Porous hierarchical peony-like cobalt-based bimetallic oxides structured by ultrathin nanosheets for highly sensitive electrochemical pesticides detection

Efficient and sensitive electrochemical biosensors are of great significance for on-site measurement and evaluation of pesticides in the environment, and various functional nanomaterials have been designed and developed to achieve this goal. Herein, a kind of three-dimensional holey hierarchical cobalt-based bimetallic oxides randomly assembled by micro-mesoporous ultrathin nanosheets has been exploited.
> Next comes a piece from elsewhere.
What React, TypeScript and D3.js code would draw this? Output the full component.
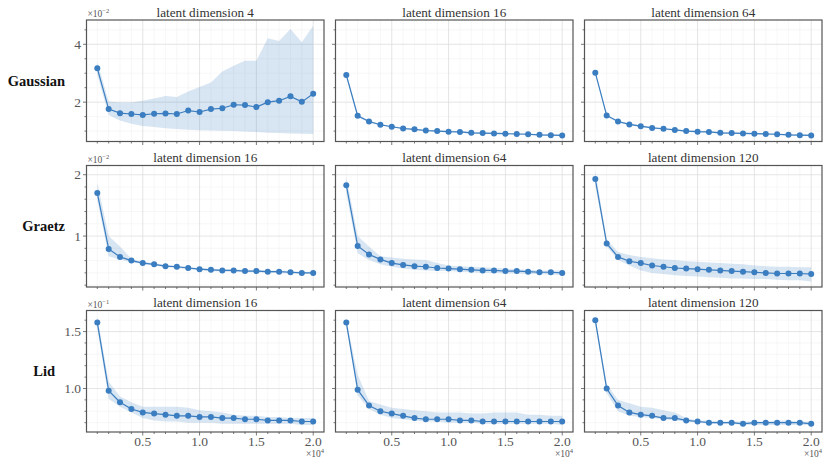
import React, { useRef, useEffect } from 'react';
import * as d3 from 'd3';

// training-set sizes on the x axis
const steps = [1000, 2000, 3000, 4000, 5000, 6000, 7000, 8000, 9000, 10000,
  11000, 12000, 13000, 14000, 15000, 16000, 17000, 18000, 19000, 20000];

const rowNames = ["Gaussian", "Graetz", "Lid"];
const rowExponents = [-2, -2, -1];
const panelTitles = [
  ["latent dimension 4", "latent dimension 16", "latent dimension 64"],
  ["latent dimension 16", "latent dimension 64", "latent dimension 120"],
  ["latent dimension 16", "latent dimension 64", "latent dimension 120"],
];
const xTickLabels = ["0.5", "1.0", "1.5", "2.0"];
const yTickLabels = [["2", "4"], ["1", "2"], ["1.0", "1.5"]];

// Gaussian (x 1e-2)
const gaussian4Mean = [3.17, 1.76, 1.62, 1.59, 1.56, 1.60, 1.61, 1.59, 1.71, 1.66, 1.76, 1.79, 1.91, 1.90, 1.83, 2.00, 2.05, 2.20, 2.01, 2.29];
const gaussian4Upper = [3.40, 2.02, 1.99, 1.99, 2.05, 2.13, 2.21, 2.18, 2.37, 2.52, 2.68, 3.06, 3.26, 3.43, 3.43, 4.21, 4.11, 4.53, 4.07, 4.64];
const gaussian4Lower = [2.94, 1.56, 1.37, 1.25, 1.18, 1.14, 1.10, 1.07, 1.05, 1.03, 1.02, 1.01, 1.00, 0.99, 0.97, 0.94, 0.93, 0.92, 0.91, 0.90];
const gaussian16Mean = [2.94, 1.53, 1.33, 1.22, 1.15, 1.09, 1.06, 1.02, 1.00, 0.98, 0.97, 0.94, 0.93, 0.92, 0.91, 0.90, 0.89, 0.87, 0.86, 0.85];
const gaussian16Upper = [2.98, 1.57, 1.37, 1.25, 1.18, 1.12, 1.09, 1.05, 1.03, 1.01, 1.00, 0.97, 0.96, 0.95, 0.94, 0.93, 0.92, 0.90, 0.89, 0.88];
const gaussian16Lower = [2.90, 1.49, 1.29, 1.19, 1.12, 1.06, 1.03, 0.99, 0.97, 0.95, 0.94, 0.91, 0.90, 0.89, 0.88, 0.87, 0.86, 0.84, 0.83, 0.82];
const gaussian64Mean = [3.02, 1.54, 1.33, 1.23, 1.17, 1.11, 1.08, 1.04, 1.00, 0.98, 0.97, 0.94, 0.93, 0.92, 0.91, 0.90, 0.89, 0.87, 0.86, 0.85];
const gaussian64Upper = [3.05, 1.58, 1.36, 1.26, 1.20, 1.14, 1.11, 1.07, 1.03, 1.01, 1.00, 0.97, 0.96, 0.95, 0.94, 0.93, 0.92, 0.90, 0.89, 0.88];
const gaussian64Lower = [2.99, 1.50, 1.30, 1.20, 1.14, 1.08, 1.05, 1.01, 0.97, 0.95, 0.94, 0.91, 0.90, 0.89, 0.88, 0.87, 0.86, 0.84, 0.83, 0.82];

// Graetz (x 1e-2)
const graetz16Mean = [1.70, 0.79, 0.66, 0.60, 0.56, 0.54, 0.51, 0.50, 0.48, 0.46, 0.45, 0.44, 0.44, 0.43, 0.43, 0.42, 0.42, 0.41, 0.40, 0.40];
const graetz16Upper = [1.87, 1.00, 0.83, 0.63, 0.58, 0.56, 0.53, 0.52, 0.50, 0.48, 0.47, 0.46, 0.46, 0.45, 0.45, 0.44, 0.44, 0.43, 0.42, 0.42];
const graetz16Lower = [1.59, 0.67, 0.62, 0.57, 0.55, 0.52, 0.49, 0.48, 0.46, 0.44, 0.43, 0.42, 0.42, 0.41, 0.41, 0.40, 0.40, 0.39, 0.38, 0.38];
const graetz64Mean = [1.83, 0.84, 0.70, 0.62, 0.56, 0.53, 0.51, 0.50, 0.48, 0.47, 0.46, 0.45, 0.44, 0.44, 0.43, 0.43, 0.42, 0.41, 0.41, 0.40];
const graetz64Upper = [1.97, 1.00, 0.83, 0.67, 0.65, 0.63, 0.62, 0.61, 0.56, 0.52, 0.51, 0.50, 0.49, 0.48, 0.47, 0.46, 0.45, 0.44, 0.44, 0.44];
const graetz64Lower = [1.70, 0.72, 0.61, 0.54, 0.50, 0.47, 0.45, 0.44, 0.43, 0.43, 0.42, 0.41, 0.40, 0.40, 0.39, 0.39, 0.38, 0.38, 0.37, 0.37];
const graetz120Mean = [1.93, 0.88, 0.66, 0.59, 0.56, 0.52, 0.50, 0.48, 0.47, 0.46, 0.45, 0.44, 0.43, 0.42, 0.41, 0.40, 0.39, 0.39, 0.39, 0.38];
const graetz120Upper = [2.07, 0.95, 0.74, 0.69, 0.66, 0.64, 0.62, 0.61, 0.59, 0.58, 0.57, 0.56, 0.55, 0.54, 0.52, 0.51, 0.50, 0.50, 0.49, 0.49];
const graetz120Lower = [1.81, 0.83, 0.61, 0.52, 0.44, 0.40, 0.38, 0.36, 0.35, 0.34, 0.33, 0.32, 0.31, 0.31, 0.30, 0.30, 0.29, 0.28, 0.28, 0.26];

// Lid (x 1e-1)
const lid16Mean = [1.58, 0.98, 0.88, 0.82, 0.79, 0.78, 0.77, 0.76, 0.76, 0.75, 0.75, 0.74, 0.74, 0.73, 0.73, 0.72, 0.72, 0.72, 0.71, 0.71];
const lid16Upper = [1.63, 1.06, 0.93, 0.88, 0.84, 0.84, 0.84, 0.84, 0.83, 0.81, 0.80, 0.79, 0.77, 0.76, 0.76, 0.75, 0.75, 0.74, 0.74, 0.74];
const lid16Lower = [1.53, 0.91, 0.84, 0.79, 0.74, 0.72, 0.71, 0.71, 0.70, 0.70, 0.70, 0.69, 0.69, 0.69, 0.69, 0.69, 0.69, 0.69, 0.68, 0.68];
const lid64Mean = [1.58, 0.99, 0.85, 0.80, 0.78, 0.76, 0.74, 0.73, 0.73, 0.73, 0.72, 0.72, 0.71, 0.71, 0.71, 0.71, 0.71, 0.71, 0.71, 0.71];
const lid64Upper = [1.60, 1.12, 0.89, 0.86, 0.83, 0.82, 0.81, 0.80, 0.79, 0.79, 0.79, 0.78, 0.78, 0.79, 0.79, 0.79, 0.77, 0.77, 0.76, 0.76];
const lid64Lower = [1.56, 0.94, 0.82, 0.77, 0.74, 0.73, 0.72, 0.71, 0.71, 0.70, 0.70, 0.70, 0.69, 0.69, 0.69, 0.69, 0.69, 0.69, 0.69, 0.68];
const lid120Mean = [1.60, 1.00, 0.85, 0.79, 0.77, 0.76, 0.74, 0.74, 0.72, 0.71, 0.70, 0.70, 0.70, 0.69, 0.70, 0.70, 0.70, 0.70, 0.70, 0.69];
const lid120Upper = [1.63, 1.04, 0.90, 0.87, 0.84, 0.83, 0.81, 0.79, 0.74, 0.72, 0.72, 0.71, 0.71, 0.71, 0.71, 0.71, 0.72, 0.72, 0.71, 0.71];
const lid120Lower = [1.56, 0.96, 0.80, 0.76, 0.75, 0.74, 0.73, 0.72, 0.71, 0.70, 0.69, 0.69, 0.69, 0.68, 0.68, 0.68, 0.68, 0.68, 0.68, 0.68];

const panels = [
  [[gaussian4Mean, gaussian4Upper, gaussian4Lower], [gaussian16Mean, gaussian16Upper, gaussian16Lower], [gaussian64Mean, gaussian64Upper, gaussian64Lower]],
  [[graetz16Mean, graetz16Upper, graetz16Lower], [graetz64Mean, graetz64Upper, graetz64Lower], [graetz120Mean, graetz120Upper, graetz120Lower]],
  [[lid16Mean, lid16Upper, lid16Lower], [lid64Mean, lid64Upper, lid64Lower], [lid120Mean, lid120Upper, lid120Lower]],
];

const App: React.FC = () => {
  const svgRef = useRef<SVGSVGElement | null>(null);

  useEffect(() => {
    const svg = d3.select(svgRef.current);
    svg.selectAll("*").remove();

    const width = 830;
    const height = 467;
    const colLeft = [86.5, 335.5, 584.5];
    const rowTop = [20, 165.5, 310.5];
    const panelW = 237.5;
    const panelH = 121.5;
    const blue = "#3a7dc0";
    const frame = "#555";
    const serif = "'Liberation Serif', 'Times New Roman', serif";

    svg.attr("width", width).attr("height", height)
      .style("font-family", serif);

    const yDomains = [[0.64, 4.84], [0.17, 2.15], [0.618, 1.685]];
    const yMinorStep = [0.5, 0.2, 0.1];
    const yMajor = [[2, 4], [1, 2], [1.0, 1.5]];
    const rowLabelRight = [65, 65, 55];

    const x = d3.scaleLinear().domain([50, 20950]).range([0, panelW]);
    const xMajor = [5000, 10000, 15000, 20000];

    panels.forEach((row, r) => {
      const y = d3.scaleLinear().domain(yDomains[r]).range([panelH, 0]);
      const [y0, y1] = yDomains[r];
      const yMinor = d3.range(Math.ceil(y0 / yMinorStep[r]) * yMinorStep[r], y1, yMinorStep[r])
        .filter(v => !yMajor[r].some(m => Math.abs(m - v) < 1e-6));

      // row label
      svg.append("text")
        .attr("x", rowLabelRight[r])
        .attr("y", rowTop[r] + panelH / 2)
        .attr("text-anchor", "end")
        .attr("dominant-baseline", "central")
        .attr("font-weight", "bold")
        .attr("font-size", 14.5)
        .attr("fill", "#111")
        .text(rowNames[r]);

      row.forEach((series, c) => {
        const [mean, upper, lower] = series;
        const g = svg.append("g")
          .attr("transform", `translate(${colLeft[c]},${rowTop[r]})`);

        // minor grid
        g.append("g").selectAll("line")
          .data(steps.filter(s => !xMajor.includes(s)))
          .join("line")
          .attr("x1", d => x(d)).attr("x2", d => x(d))
          .attr("y1", 0).attr("y2", panelH)
          .attr("stroke", "#f1f1f1").attr("stroke-width", 0.6);
        g.append("g").selectAll("line")
          .data(yMinor)
          .join("line")
          .attr("y1", d => y(d)).attr("y2", d => y(d))
          .attr("x1", 0).attr("x2", panelW)
          .attr("stroke", "#f1f1f1").attr("stroke-width", 0.6);
        // major grid
        g.append("g").selectAll("line")
          .data(xMajor)
          .join("line")
          .attr("x1", d => x(d)).attr("x2", d => x(d))
          .attr("y1", 0).attr("y2", panelH)
          .attr("stroke", "#dedede").attr("stroke-width", 0.8);
        g.append("g").selectAll("line")
          .data(yMajor[r])
          .join("line")
          .attr("y1", d => y(d)).attr("y2", d => y(d))
          .attr("x1", 0).attr("x2", panelW)
          .attr("stroke", "#dedede").attr("stroke-width", 0.8);

        // band
        const area = d3.area<number>()
          .x((_, i) => x(steps[i]))
          .y0((_, i) => y(lower[i]))
          .y1((_, i) => y(upper[i]));
        g.append("path")
          .datum(mean)
          .attr("d", area)
          .attr("fill", blue)
          .attr("fill-opacity", 0.2);

        // mean line + markers
        const line = d3.line<number>()
          .x((_, i) => x(steps[i]))
          .y(d => y(d));
        g.append("path")
          .datum(mean)
          .attr("d", line)
          .attr("fill", "none")
          .attr("stroke", blue)
          .attr("stroke-width", 1.2);
        g.append("g").selectAll("circle")
          .data(mean)
          .join("circle")
          .attr("cx", (_, i) => x(steps[i]))
          .attr("cy", d => y(d))
          .attr("r", 3)
          .attr("fill", blue);

        // frame
        g.append("rect")
          .attr("width", panelW).attr("height", panelH)
          .attr("fill", "none")
          .attr("stroke", frame).attr("stroke-width", 1.2);

        // x ticks
        g.append("g").selectAll("line")
          .data(steps)
          .join("line")
          .attr("x1", d => x(d)).attr("x2", d => x(d))
          .attr("y1", panelH)
          .attr("y2", d => panelH + (xMajor.includes(d) ? 3.5 : 2))
          .attr("stroke", frame).attr("stroke-width", 0.8);
        // y ticks
        g.append("g").selectAll("line")
          .data([...yMajor[r].map(v => ({ v, major: true })), ...yMinor.map(v => ({ v, major: false }))])
          .join("line")
          .attr("y1", d => y(d.v)).attr("y2", d => y(d.v))
          .attr("x1", 0)
          .attr("x2", d => d.major ? -3.5 : -2)
          .attr("stroke", frame).attr("stroke-width", 0.8);

        // title
        g.append("text")
          .attr("x", panelW / 2)
          .attr("y", -3.5)
          .attr("text-anchor", "middle")
          .attr("font-size", 13.2)
          .attr("fill", "#333")
          .text(panelTitles[r][c]);

        if (c === 0) {
          g.append("g").selectAll("text")
            .data(yMajor[r])
            .join("text")
            .attr("x", -5.5)
            .attr("y", d => y(d))
            .attr("dy", "0.35em")
            .attr("text-anchor", "end")
            .attr("font-size", 13.5)
            .attr("fill", "#555")
            .text((_, i) => yTickLabels[r][i]);
          const off = g.append("text")
            .attr("x", 1)
            .attr("y", -3)
            .attr("font-size", 9.5)
            .attr("fill", "#555");
          off.append("tspan").text("×10");
          off.append("tspan").attr("dy", -4).attr("font-size", 6.5).text(`−${-rowExponents[r]}`);
        }

        if (r === 2) {
          g.append("g").selectAll("text")
            .data(xMajor)
            .join("text")
            .attr("x", d => x(d))
            .attr("y", panelH + 14)
            .attr("text-anchor", "middle")
            .attr("font-size", 13.5)
            .attr("fill", "#555")
            .text((_, i) => xTickLabels[i]);
          const off = g.append("text")
            .attr("x", panelW)
            .attr("y", panelH + 25)
            .attr("text-anchor", "end")
            .attr("font-size", 9.5)
            .attr("fill", "#555");
          off.append("tspan").text("×10");
          off.append("tspan").attr("dy", -4).attr("font-size", 6.5).text("4");
        }
      });
    });
  }, []);

  return (
    <svg ref={svgRef} style={{ position: "absolute", left: 0, top: 0, background: "#fff" }}></svg>
  );
};

export default App;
This unique porous hierarchical structure and bimetal composition not only possesses excellent electron pathways and consequent an enhanced electro-conductivity and better catalytic activity , but also exhibits high electroactive surface area and more vacant sites for enzyme immobilization . Along with the highly conductive and biocompatible layered graphdiyne , the 3D porous Co-based bimetallic oxides have been applied to construct an electrochemical AChE biosensor for monitoring dipterex and omethoate (as model OPs pesticides). As a result, the reported biosensor demonstrates superior sensing performance, for example, the wide detection range of 3.88 × 10 −12 –3.88 × 10 −6 M for diptetex and 4.69 × 10 −13 –4.69 × 10 −7 M for omethoate , together with the relative low detection limit of 0.36 pM and 0.033 pM (S/N = 3), respectively. Additionally, the biosensor is feasible in real samples, and the recoveries (94.8–105.1%) are satisfactory. And a possible mechanism has also been proposed. This study offers a new strategy to modulate the property of metal oxides , which make them more attractive in electrochemical sensors .